**Set task:**
Give the total number of lines with the word "this" in them, and no other words.

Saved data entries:
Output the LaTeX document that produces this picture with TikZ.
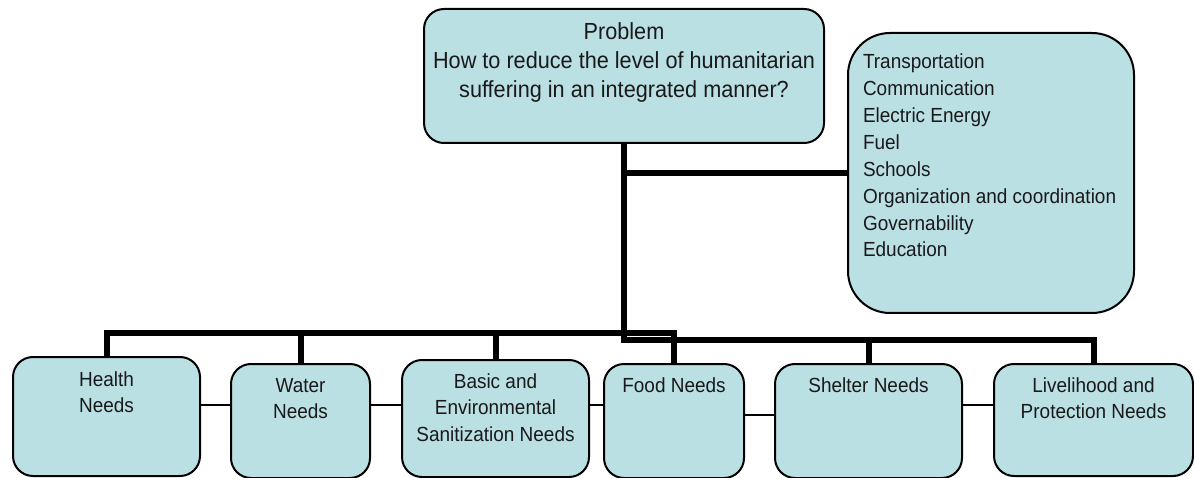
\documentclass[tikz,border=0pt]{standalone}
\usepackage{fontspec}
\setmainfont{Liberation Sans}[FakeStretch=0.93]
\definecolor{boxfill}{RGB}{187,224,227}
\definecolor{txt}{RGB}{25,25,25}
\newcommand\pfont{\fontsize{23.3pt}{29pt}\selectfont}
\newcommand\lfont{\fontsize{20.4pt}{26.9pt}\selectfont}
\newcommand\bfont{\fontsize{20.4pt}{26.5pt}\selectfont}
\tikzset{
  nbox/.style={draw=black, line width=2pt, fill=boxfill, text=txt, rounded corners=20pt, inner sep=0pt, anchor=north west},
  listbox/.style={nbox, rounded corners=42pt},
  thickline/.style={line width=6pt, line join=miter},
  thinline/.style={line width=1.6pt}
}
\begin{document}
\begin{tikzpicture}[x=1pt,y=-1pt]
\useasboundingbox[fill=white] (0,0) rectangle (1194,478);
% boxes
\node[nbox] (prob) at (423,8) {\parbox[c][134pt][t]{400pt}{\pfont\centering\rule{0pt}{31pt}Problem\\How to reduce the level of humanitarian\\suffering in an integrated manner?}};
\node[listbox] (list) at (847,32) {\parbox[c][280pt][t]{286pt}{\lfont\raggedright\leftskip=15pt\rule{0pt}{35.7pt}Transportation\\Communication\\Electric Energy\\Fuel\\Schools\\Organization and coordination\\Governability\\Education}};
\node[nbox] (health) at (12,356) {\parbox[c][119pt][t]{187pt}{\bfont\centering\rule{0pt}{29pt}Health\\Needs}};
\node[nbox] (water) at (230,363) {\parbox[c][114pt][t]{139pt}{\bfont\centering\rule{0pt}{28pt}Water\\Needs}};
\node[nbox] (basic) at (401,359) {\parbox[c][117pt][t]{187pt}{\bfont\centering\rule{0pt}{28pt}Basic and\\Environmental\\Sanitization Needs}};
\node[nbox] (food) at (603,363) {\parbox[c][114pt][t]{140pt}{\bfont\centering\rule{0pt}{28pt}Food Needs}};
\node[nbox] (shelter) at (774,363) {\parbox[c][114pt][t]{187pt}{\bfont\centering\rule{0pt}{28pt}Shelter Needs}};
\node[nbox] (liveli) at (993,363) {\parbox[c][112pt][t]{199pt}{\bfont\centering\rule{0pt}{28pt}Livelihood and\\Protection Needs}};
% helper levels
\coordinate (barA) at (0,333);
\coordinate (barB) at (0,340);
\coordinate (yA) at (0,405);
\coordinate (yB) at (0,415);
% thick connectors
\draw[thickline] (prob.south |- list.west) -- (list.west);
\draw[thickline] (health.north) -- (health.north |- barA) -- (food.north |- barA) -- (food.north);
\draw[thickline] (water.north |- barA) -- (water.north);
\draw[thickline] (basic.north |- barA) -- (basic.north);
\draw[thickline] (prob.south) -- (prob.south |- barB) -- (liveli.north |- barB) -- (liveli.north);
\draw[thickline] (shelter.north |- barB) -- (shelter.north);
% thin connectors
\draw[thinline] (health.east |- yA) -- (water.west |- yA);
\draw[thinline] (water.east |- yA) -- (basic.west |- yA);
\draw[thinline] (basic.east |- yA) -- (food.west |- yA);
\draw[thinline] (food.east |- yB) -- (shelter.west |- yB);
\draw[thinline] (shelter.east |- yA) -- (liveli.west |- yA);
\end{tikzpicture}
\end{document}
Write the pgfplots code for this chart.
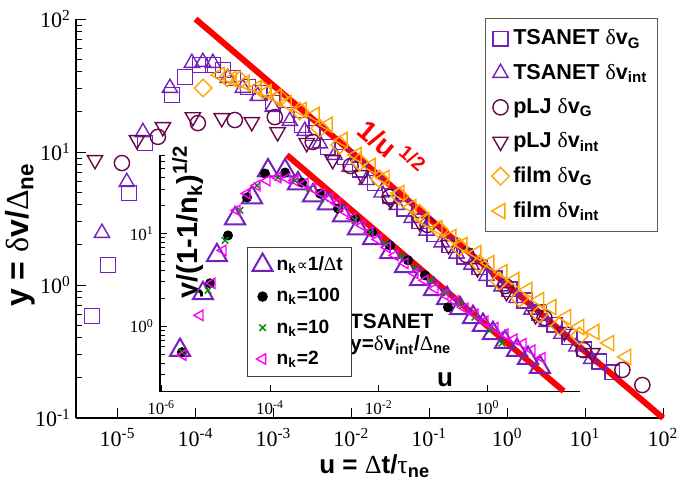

**Correct result:**
2